— BEGIN Data records —
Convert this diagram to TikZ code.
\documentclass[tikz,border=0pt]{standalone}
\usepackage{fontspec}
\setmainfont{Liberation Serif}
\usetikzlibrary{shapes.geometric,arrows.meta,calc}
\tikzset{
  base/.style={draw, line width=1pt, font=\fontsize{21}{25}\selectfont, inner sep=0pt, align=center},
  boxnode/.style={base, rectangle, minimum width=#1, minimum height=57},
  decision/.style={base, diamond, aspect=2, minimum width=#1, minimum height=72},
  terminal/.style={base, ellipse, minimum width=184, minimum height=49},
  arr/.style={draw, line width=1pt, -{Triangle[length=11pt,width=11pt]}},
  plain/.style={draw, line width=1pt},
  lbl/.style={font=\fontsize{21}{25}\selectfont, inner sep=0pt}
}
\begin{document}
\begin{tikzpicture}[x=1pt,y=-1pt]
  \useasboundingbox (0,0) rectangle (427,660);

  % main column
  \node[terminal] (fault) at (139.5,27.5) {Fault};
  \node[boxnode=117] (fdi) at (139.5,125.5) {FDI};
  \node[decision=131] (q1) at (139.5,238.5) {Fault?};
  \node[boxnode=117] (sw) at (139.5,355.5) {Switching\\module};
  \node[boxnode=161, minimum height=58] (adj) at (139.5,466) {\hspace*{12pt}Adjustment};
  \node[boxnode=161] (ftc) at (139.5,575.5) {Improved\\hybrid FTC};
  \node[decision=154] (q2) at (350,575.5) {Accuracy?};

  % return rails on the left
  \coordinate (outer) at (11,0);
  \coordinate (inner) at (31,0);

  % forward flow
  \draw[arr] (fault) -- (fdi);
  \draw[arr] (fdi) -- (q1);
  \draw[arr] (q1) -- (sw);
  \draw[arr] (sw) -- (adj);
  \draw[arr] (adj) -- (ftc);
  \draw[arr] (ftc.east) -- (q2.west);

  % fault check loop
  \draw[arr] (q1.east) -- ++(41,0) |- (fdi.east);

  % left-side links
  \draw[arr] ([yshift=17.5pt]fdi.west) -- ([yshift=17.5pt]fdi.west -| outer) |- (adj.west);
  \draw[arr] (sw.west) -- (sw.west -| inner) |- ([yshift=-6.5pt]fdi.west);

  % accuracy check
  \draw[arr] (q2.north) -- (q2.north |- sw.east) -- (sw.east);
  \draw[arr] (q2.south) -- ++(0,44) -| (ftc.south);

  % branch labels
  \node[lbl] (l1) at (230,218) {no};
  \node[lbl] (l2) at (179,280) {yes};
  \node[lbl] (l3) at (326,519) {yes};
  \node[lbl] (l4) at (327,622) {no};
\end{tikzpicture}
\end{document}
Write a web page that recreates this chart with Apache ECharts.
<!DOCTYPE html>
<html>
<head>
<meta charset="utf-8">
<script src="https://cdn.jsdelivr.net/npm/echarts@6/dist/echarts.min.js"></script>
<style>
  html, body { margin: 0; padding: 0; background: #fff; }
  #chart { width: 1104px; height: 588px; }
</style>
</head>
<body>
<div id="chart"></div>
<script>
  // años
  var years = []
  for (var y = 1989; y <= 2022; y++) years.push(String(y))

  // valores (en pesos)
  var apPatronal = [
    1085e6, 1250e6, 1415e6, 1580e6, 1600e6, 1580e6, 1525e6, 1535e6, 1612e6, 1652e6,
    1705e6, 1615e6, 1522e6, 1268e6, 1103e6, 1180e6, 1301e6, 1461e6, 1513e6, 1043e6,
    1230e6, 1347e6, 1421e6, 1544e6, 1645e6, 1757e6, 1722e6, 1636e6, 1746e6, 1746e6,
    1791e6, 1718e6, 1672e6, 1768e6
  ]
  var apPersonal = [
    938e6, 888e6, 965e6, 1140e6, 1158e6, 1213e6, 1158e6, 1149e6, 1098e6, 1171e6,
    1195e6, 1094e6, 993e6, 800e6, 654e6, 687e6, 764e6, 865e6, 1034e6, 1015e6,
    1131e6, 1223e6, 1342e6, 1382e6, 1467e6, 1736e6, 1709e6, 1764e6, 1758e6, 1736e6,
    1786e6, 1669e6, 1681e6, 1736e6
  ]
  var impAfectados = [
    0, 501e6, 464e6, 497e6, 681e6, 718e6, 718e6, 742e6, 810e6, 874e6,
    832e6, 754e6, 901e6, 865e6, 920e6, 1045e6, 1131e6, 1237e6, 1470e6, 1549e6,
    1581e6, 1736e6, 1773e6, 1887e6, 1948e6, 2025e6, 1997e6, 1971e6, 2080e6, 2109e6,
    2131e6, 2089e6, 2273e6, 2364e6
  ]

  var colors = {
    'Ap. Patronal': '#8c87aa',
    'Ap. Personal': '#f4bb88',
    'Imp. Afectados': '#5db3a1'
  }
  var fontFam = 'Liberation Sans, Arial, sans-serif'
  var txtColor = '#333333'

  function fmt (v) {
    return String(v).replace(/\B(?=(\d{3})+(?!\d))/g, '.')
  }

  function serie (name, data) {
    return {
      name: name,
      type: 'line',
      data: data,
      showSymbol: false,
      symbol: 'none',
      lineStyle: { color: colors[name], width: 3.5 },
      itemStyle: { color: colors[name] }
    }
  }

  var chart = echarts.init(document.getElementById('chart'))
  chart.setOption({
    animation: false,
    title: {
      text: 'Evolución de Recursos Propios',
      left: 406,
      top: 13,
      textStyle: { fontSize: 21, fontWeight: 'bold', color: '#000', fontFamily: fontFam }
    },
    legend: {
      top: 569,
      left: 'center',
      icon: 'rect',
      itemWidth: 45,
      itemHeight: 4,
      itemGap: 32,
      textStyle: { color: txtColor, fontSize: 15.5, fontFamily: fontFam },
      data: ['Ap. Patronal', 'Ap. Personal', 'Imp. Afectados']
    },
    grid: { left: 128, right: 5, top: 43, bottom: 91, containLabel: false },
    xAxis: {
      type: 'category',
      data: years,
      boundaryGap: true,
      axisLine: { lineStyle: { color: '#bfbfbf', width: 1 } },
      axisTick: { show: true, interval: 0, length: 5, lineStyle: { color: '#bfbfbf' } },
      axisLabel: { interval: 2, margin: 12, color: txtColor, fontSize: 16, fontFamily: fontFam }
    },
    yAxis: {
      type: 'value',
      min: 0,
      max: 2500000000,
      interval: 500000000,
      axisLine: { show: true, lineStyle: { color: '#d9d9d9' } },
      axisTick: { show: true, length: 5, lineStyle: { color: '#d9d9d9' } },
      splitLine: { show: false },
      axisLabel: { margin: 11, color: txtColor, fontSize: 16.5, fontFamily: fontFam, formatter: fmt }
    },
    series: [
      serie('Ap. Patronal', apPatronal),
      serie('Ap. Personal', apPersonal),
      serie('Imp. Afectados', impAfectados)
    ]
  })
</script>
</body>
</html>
— END Data records —
> **Set problem**:
From the data above, show each line that contains "this".

> **In response**:
Convert this diagram to TikZ code.
Write a web page that recreates this chart with Apache ECharts.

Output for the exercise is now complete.